Dr. Taufiq Hidayat: Proyek Teleskop Radio Terbesar di Dunia untuk Menelisik Sejarah Atmosfer Bumi Lewat Observasi Titan

Oleh Ria Ayu Pramudita

Editor -

BANDUNG, itb.ac.id - Astronom sekaligus dosen Program Studi Astronomi ITB, Dr. Taufiq Hidayat, telah kembali dari fasilitas Atacama Large Millimeter/submillimeter Array (ALMA) yang terletak di dataran tinggi Chajnantor, Republik Cile pada Jumat (17/06/11) setelah melakukan serangkaian proses commissioning terhadap fasilitas astronomi baru tersebut. Dalam kunjungannya ke sana, Dr. Taufiq juga berpartisipasi dalam audisi proposal observasi ilmiah pertama untuk dilaksanakan di observatorium tersebut pada 30 September 2011.

Atacama Large Millimeter/submillimeter Array (ALMA) merupakan sebuah proyek astronomi terbesar yang pernah ada, yang lahir berkat kerja sama antara Eropa, Amerika Utara, Asia Timur dengan Republik Cile. ALMA merupakan teleskop radio spesial yang dapat menangkap gelombang elektromagnetik pada panjang gelombang milimeter hingga submilimeter (1-0,01 mm). Sebelum ALMA ada, panjang gelombang ini sulit diteliti, akibat banyaknya gangguan dari atmosfer berupa penyerapan energinya oleh uap air. Karena itu, dataran tinggi Chajnator di Republik Cile yang memiliki tingkat kelembaban hanya 10% dipilih sebagai lokasi dari teleskop ini, selain karena faktor ketinggian.


Sebagai teleskop radio, ALMA bukanlah sebuah teropong optik, melainkan antena berbentuk parabola untuk menangkap gelombang radio.  ALMA merupakan kesatuan dari 66 antena berpresisi tinggi ditambah dengan 12 antena kecil (yang disebut sebagai ALMA Compact Array) sebagai solusi dari kebutuhan untuk menghasilkan
citra dengan resolusi tinggi (aperture synthesis). Bisa ibayangkan jika ALMA hanya diwakili oleh sebuah antena tunggal, aka diameternya bisa mencapai berkilo-kilo meter dan akan sangat susah dibuat. Saat ini ALMA telah selesai 60% dan dijadwalkan untuk selesai 100% pada tahun 2013.

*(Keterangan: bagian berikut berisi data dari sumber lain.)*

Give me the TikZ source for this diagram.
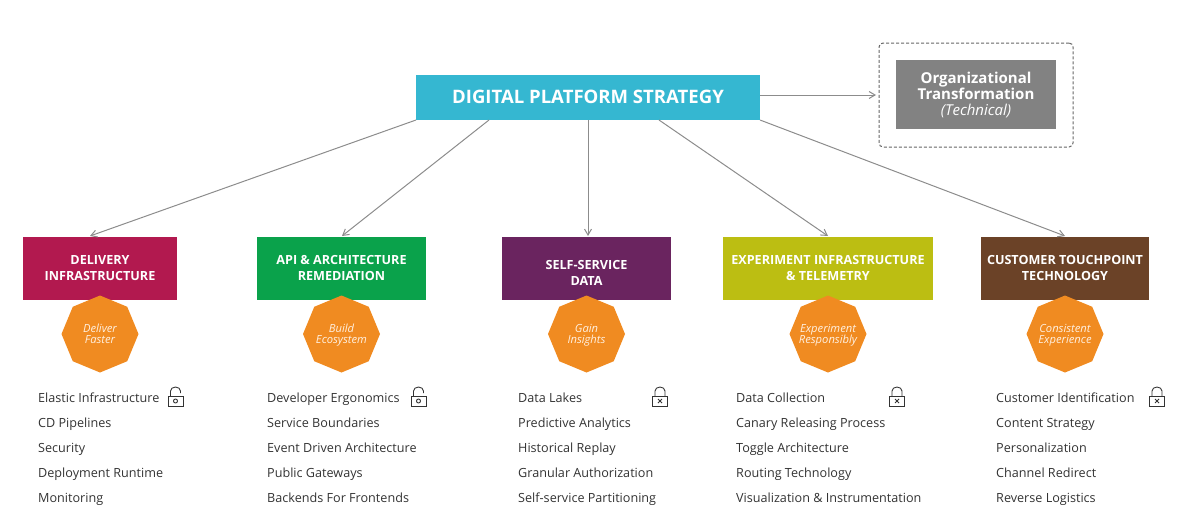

Fasilitas baru ini membuka kesempatan observasi baru bagi para astronom, utamanya bagi yang memiliki minat pada panjang gelombang milimeter/submilimeter. Dr. Taufiq sendiri tertarik untuk menggunakan ALMA untuk mengamati atmosfer Titan, satelit dari Planet Saturnus, dan mengamati komposisi kimia dari termosfer dan mesosfer Titan, pada ketinggian 500-900 meter. Radiasi dari lapisan atmosfer ini memiliki panjang gelombang submilimeter dengan frekuensi sekitar 900 GHz, sehingga cocok diteliti menggunakan ALMA.


Titan memiliki atmosfer yang sangat tebal dan diperkirakan menyerupai atmosfer Bumi primitif. Saat ini komposisi dari atmosfer Titan adalah 98% gas nitrogen, tidak berbeda jauh dengan atmosfer Bumi yang mengandung 78% gas nitrogen, dengan perkiraan atmosfer Bumi primitif memiliki lebih banyak gas nitrogen dan lebih sedikit oksigen. Kemiripan lain antara atmosfer Titan dan Bumi adalah adanya siklus gas, di mana Bumi memiliki siklus hidrologi (air), sementara Titan memiliki siklus metana dan etana. "Harapannya dengan mengamati atmosfer Titan, akan idapatkan insight mengenai bagaimana cara kerja atmosfer Bumi pada zaman dahulu hingga mencapai komposisinya sekarang," ujar Dr. Taufiq.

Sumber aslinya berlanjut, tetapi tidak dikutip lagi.